FRAM and MRAM are replacements for flash - faster and with the added advantage of not wearing out.
There is a DDR3 specification, which will follow from DDR2. However, except for high-speed graphics cards, it is likely to be a long time before we see it.
The DDR2-DDR3 progression is for a faster memory bus, and it seems likely that this is going to be the primary direction things will go.
Simply making the memory bus wider, or adding more chanels, will simply require greater motherboard PCB complexity, more pins on key chips, and significartly higher prices - The PCBs for high-end graphics cards are already up to 12 layers, and need state-of-the-art manufacturing techniques like laser drilling, and blind or buried holes (vias), and the blank PCB such a card can be several times more expensive than a whole ATX motherboard PCB.

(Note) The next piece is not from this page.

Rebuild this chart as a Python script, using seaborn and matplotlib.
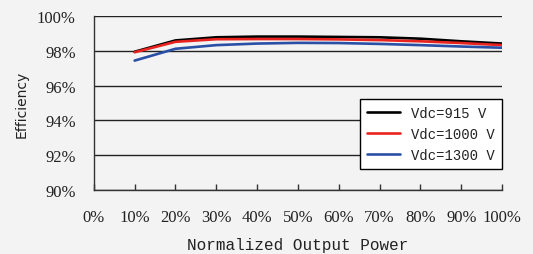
import matplotlib.pyplot as plt
import matplotlib.ticker as mticker
import seaborn as sns
import pandas as pd

potencia = [10, 20, 30, 40, 50, 60, 70, 80, 90, 100]
ef_915 = [97.95, 98.60, 98.78, 98.82, 98.82, 98.80, 98.78, 98.70, 98.55, 98.42]
ef_1000 = [97.92, 98.52, 98.67, 98.68, 98.68, 98.66, 98.62, 98.55, 98.45, 98.33]
ef_1300 = [97.44, 98.12, 98.33, 98.42, 98.46, 98.45, 98.40, 98.33, 98.25, 98.18]
series = ["Vdc=915 V", "Vdc=1000 V", "Vdc=1300 V"]
colores = ["#000000", "#e8231f", "#2a50a6"]

df = pd.DataFrame({
    "Potencia": potencia * 3,
    "Eficiencia": ef_915 + ef_1000 + ef_1300,
    "Serie": [series[0]] * 10 + [series[1]] * 10 + [series[2]] * 10,
})

sns.set_theme(style="white")
bg = "#f3f3f3"

fig = plt.figure(figsize=(5.33, 2.55), dpi=100, facecolor=bg)
ax = fig.add_axes([0.176, 0.251, 0.766, 0.682])
ax.set_facecolor(bg)

sns.lineplot(data=df, x="Potencia", y="Eficiencia", hue="Serie",
             palette=colores, linewidth=1.9, ax=ax)

ax.set_xlim(0, 100)
ax.set_ylim(90, 100)
ax.xaxis.set_major_locator(mticker.MultipleLocator(10))
ax.yaxis.set_major_locator(mticker.MultipleLocator(2))
ax.xaxis.set_major_formatter(mticker.FuncFormatter(lambda v, p: f"{v:.0f}%"))
ax.yaxis.set_major_formatter(mticker.FuncFormatter(lambda v, p: f"{v:.0f}%"))

# Rejilla horizontal
ax.yaxis.grid(True, color="#222222", linewidth=1.0)
ax.xaxis.grid(False)
ax.set_axisbelow(True)

for s in ["top", "right"]:
    ax.spines[s].set_visible(False)
for s in ["left", "bottom"]:
    ax.spines[s].set_color("#333333")
    ax.spines[s].set_linewidth(1.0)

ax.tick_params(axis="x", direction="in", length=4, width=1, color="#333333",
               pad=14, bottom=True)
ax.tick_params(axis="y", length=0, pad=13)
for lab in ax.get_xticklabels() + ax.get_yticklabels():
    lab.set_fontfamily("Liberation Serif")
    lab.set_fontsize(12)
    lab.set_color("#222222")

ax.set_xlabel("Normalized Output Power", family="Liberation Mono", fontsize=11.5,
              color="#222222", labelpad=8)
ax.set_ylabel("Efficiency", family="DejaVu Sans", fontsize=10,
              color="#222222", labelpad=6)

leg = ax.legend(loc="upper right", bbox_to_anchor=(1.0, 0.523),
                prop={"family": "Liberation Mono", "size": 10},
                frameon=True, fancybox=False, framealpha=1,
                edgecolor="#000000", facecolor="white",
                handlelength=2.4, borderpad=0.5, labelspacing=0.5,
                borderaxespad=0)
leg.get_frame().set_linewidth(1.0)
for t in leg.get_texts():
    t.set_color("#222222")

fig.savefig("out.png", dpi=100, facecolor=bg)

DDR4 or Quad-Pump RAM. Just like intel is using the quad pump on their FSB. Just speculating!
Well, DDR2 is already 'Quad-pumped' internally, although the bus is still DDR (and will stay that way for DDR3).

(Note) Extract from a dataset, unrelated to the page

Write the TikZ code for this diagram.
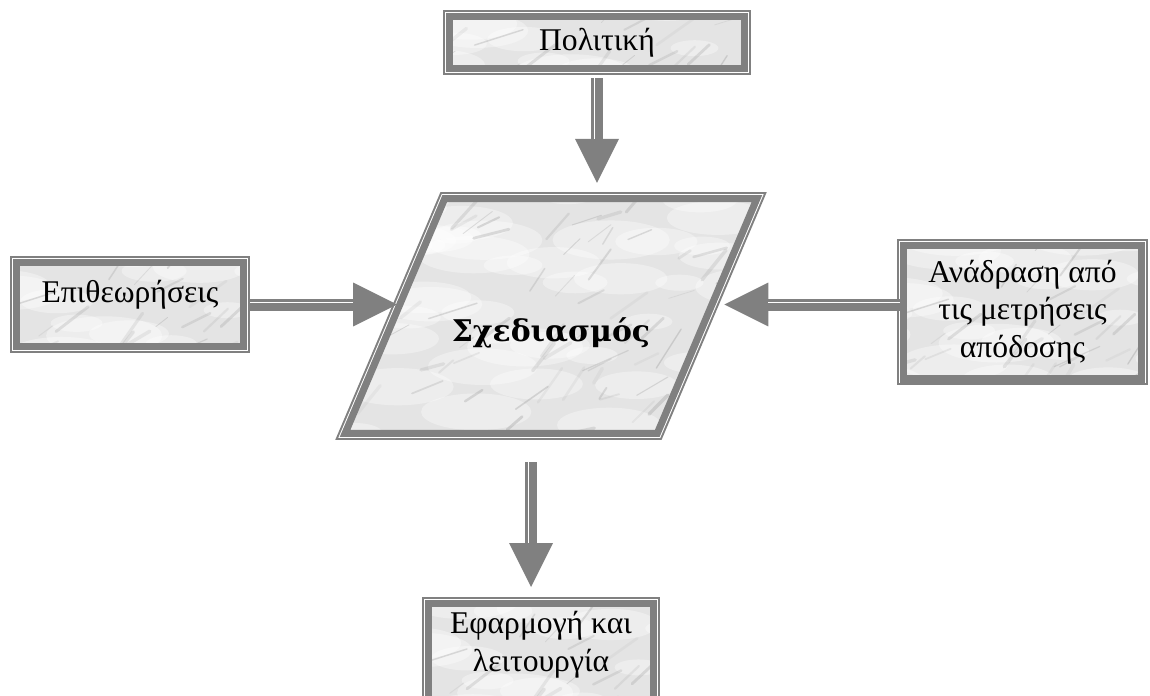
\documentclass[tikz,border=0pt]{standalone}
\usepackage{fontspec}
\setmainfont{Liberation Serif}
\newfontfamily\headfont{DejaVu Serif}
\usepackage{tikz}
\usetikzlibrary{arrows.meta,shapes.geometric}
\definecolor{frame}{HTML}{808080}
\definecolor{marble}{HTML}{E4E4E4}
\definecolor{vein}{HTML}{8C8C8C}

% light marble ground: soft clouds and thin grey veins
\newcommand{\marblefill}{%
  \fill[marble] (path picture bounding box.south west) rectangle (path picture bounding box.north east);
  \pgfmathsetseed{42}%
  \foreach \k in {1,...,60}{%
    \pgfmathsetmacro\vx{250*rand}\pgfmathsetmacro\vy{130*rand}%
    \pgfmathsetmacro\va{-30+15*rand}\pgfmathsetmacro\vl{20+40*rnd}%
    \fill[white,opacity=0.35,rotate around={\va:([shift={(\vx,\vy)}]path picture bounding box.center)}]
      ([shift={(\vx,\vy)}]path picture bounding box.center) ellipse ({\vl} and {\vl/3});
  }%
  \foreach \k in {1,...,90}{%
    \pgfmathsetmacro\vx{250*rand}\pgfmathsetmacro\vy{130*rand}%
    \pgfmathsetmacro\va{-35+25*rand}\pgfmathsetmacro\vl{12+40*rnd}%
    \pgfmathsetmacro\vo{0.08+0.22*rnd}\pgfmathsetmacro\vw{0.4+1.6*rnd}%
    \draw[vein,opacity=\vo,line width=\vw pt,line cap=round] ([shift={(\vx,\vy)}]path picture bounding box.center) -- ++(\va:\vl);
  }}

\begin{document}
\begin{tikzpicture}[x=0.02cm,y=-0.02cm,
  box/.style={draw=frame,line width=4pt,
    preaction={draw=frame,line width=7.4pt},
    preaction={draw=white,line width=5.1pt},
    path picture={\marblefill},
    align=center,inner sep=0pt,font=\fontsize{18}{21.5}\selectfont},
  flow/.style={draw=frame,line width=0.24cm,-{Triangle[length=0.88cm,width=0.88cm,line width=0pt]}},
  vflow/.style={flow,postaction={draw=white,line width=0.5pt,-,shorten >=0.88cm,transform canvas={xshift=-0.05cm}}},
  hflow/.style={flow,postaction={draw=white,line width=0.5pt,-,shorten >=0.88cm,transform canvas={yshift=0.05cm}}}]
\useasboundingbox (0,0) rectangle (1150,696);
\clip (0,0) rectangle (1150,696);

\node[box,minimum width=5.9cm,minimum height=1.04cm] (pol) at (597,42.5) {Πολιτική};
\node[box,minimum width=4.54cm,minimum height=1.68cm,text depth=0.52cm] (epi) at (130,304.5) {Επιθεωρήσεις};
\node[box,minimum width=4.76cm,minimum height=2.68cm] (fb) at (1022.5,312) {Ανάδραση από\\τις μετρήσεις\\απόδοσης};
\node[box,minimum width=4.5cm,minimum height=2.33cm,text depth=0.82cm] (impl) at (541,661.75) {Εφαρμογή και\\λειτουργία};
\node[box,shape=trapezium,trapezium left angle=67,trapezium right angle=113,trapezium stretches body,
  minimum width=8.24cm,inner xsep=0pt,inner ysep=1.69cm,text height=1.18cm,text depth=0.14cm,
  font=\headfont\bfseries\fontsize{17}{20}\selectfont] (plan) at (551,316) {Σχεδιασμός};

\draw[vflow] ([yshift=-0.12cm]pol.south) -- ([yshift=0.24cm]pol.south |- plan.north);
\draw[hflow] ([xshift=0.06cm]epi.east) -- ([xshift=0.12cm]epi.east -| plan.west);
\draw[hflow] (fb.west |- epi.east) -- ([xshift=0.27cm]epi.east -| plan.east);
\draw[vflow] ([xshift=-0.2cm,yshift=-0.5cm]impl.north |- plan.south) -- ([xshift=-0.2cm,yshift=0.26cm]impl.north);
\end{tikzpicture}
\end{document}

Conventional DDR is essentially 'double-pumped' RAM - internally there are 2 banks of SDRAM which are accessed alternately. So PC3200 consists of 2 banks of 200 MHz SDRAM (the bus runs at 200 MHz DDR).

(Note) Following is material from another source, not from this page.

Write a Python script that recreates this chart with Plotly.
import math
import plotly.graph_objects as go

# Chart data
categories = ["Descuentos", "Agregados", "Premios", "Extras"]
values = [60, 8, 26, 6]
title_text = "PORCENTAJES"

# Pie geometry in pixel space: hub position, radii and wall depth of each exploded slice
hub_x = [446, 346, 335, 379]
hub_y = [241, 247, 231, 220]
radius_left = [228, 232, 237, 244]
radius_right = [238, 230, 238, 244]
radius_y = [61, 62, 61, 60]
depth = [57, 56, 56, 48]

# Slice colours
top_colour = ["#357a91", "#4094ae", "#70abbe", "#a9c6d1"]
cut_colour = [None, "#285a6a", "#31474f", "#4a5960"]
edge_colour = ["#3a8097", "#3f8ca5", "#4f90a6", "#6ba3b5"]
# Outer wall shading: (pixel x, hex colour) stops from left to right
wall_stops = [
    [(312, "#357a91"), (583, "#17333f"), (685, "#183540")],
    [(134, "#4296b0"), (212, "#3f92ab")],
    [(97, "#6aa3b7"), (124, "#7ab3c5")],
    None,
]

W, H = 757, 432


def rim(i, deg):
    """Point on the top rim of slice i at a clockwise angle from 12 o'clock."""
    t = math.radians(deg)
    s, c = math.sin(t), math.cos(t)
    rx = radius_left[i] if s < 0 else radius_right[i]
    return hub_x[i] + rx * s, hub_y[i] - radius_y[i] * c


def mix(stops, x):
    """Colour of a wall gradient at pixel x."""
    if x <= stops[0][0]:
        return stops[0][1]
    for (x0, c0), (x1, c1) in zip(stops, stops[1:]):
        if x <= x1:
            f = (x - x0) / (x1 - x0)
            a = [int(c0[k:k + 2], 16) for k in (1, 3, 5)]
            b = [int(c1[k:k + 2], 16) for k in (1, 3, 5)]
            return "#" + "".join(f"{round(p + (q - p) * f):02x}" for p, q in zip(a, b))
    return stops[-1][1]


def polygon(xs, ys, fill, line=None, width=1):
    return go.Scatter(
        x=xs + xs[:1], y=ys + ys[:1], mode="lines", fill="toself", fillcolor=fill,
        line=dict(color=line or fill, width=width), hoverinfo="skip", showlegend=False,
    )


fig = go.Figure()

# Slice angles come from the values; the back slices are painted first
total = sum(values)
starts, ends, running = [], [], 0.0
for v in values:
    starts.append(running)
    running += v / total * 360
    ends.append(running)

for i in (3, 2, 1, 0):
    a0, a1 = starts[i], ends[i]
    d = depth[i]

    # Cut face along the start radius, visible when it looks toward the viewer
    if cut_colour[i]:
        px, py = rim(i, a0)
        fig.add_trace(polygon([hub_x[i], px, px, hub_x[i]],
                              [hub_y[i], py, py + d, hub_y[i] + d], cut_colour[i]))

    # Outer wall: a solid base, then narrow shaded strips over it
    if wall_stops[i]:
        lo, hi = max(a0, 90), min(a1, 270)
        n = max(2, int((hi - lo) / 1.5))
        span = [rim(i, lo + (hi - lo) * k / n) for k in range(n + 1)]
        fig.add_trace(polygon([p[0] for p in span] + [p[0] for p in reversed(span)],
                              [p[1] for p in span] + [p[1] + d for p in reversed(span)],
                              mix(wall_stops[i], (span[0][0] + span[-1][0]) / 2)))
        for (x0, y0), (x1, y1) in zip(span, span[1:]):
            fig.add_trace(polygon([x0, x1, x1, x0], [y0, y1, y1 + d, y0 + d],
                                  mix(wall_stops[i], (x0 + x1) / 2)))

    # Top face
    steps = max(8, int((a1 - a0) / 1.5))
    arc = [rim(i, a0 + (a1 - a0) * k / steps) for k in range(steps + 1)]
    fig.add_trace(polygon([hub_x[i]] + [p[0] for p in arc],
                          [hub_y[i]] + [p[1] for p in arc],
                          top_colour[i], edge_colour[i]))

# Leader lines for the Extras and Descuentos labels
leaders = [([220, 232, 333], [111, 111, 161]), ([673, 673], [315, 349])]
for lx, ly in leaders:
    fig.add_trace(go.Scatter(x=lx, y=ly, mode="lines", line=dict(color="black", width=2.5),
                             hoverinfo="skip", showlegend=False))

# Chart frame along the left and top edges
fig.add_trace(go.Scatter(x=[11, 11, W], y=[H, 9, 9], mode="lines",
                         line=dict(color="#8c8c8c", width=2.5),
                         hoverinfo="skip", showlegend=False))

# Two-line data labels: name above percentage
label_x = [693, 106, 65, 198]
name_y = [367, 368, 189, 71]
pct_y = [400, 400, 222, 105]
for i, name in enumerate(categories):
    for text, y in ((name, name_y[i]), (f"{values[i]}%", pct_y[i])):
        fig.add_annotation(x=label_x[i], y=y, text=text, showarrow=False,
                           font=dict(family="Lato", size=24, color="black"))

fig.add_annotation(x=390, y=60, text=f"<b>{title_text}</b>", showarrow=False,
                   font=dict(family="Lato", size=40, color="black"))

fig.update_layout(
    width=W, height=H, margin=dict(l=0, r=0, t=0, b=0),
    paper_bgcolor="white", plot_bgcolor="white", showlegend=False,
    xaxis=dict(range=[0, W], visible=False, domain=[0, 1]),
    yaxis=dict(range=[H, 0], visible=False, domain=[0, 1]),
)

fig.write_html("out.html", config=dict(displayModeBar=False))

DDR2 is arranged internally as 4 banks of SDRAM accessed in a round-robin fashion. DDR2-3200 consists of 4 banks of 100 MHZ SDRAM (the bus runs at 200 MHz DDR - the same as DDR1).
DDR3 is, you guessed it, 8 banks of SDRAM. DDR3-6400 is planned to be 8 banks of 100 MHz SDRAM (with a 400 MHz DDR bus). [It seems likely that when DDR3 actually launches, it will do so at a faster speed than this].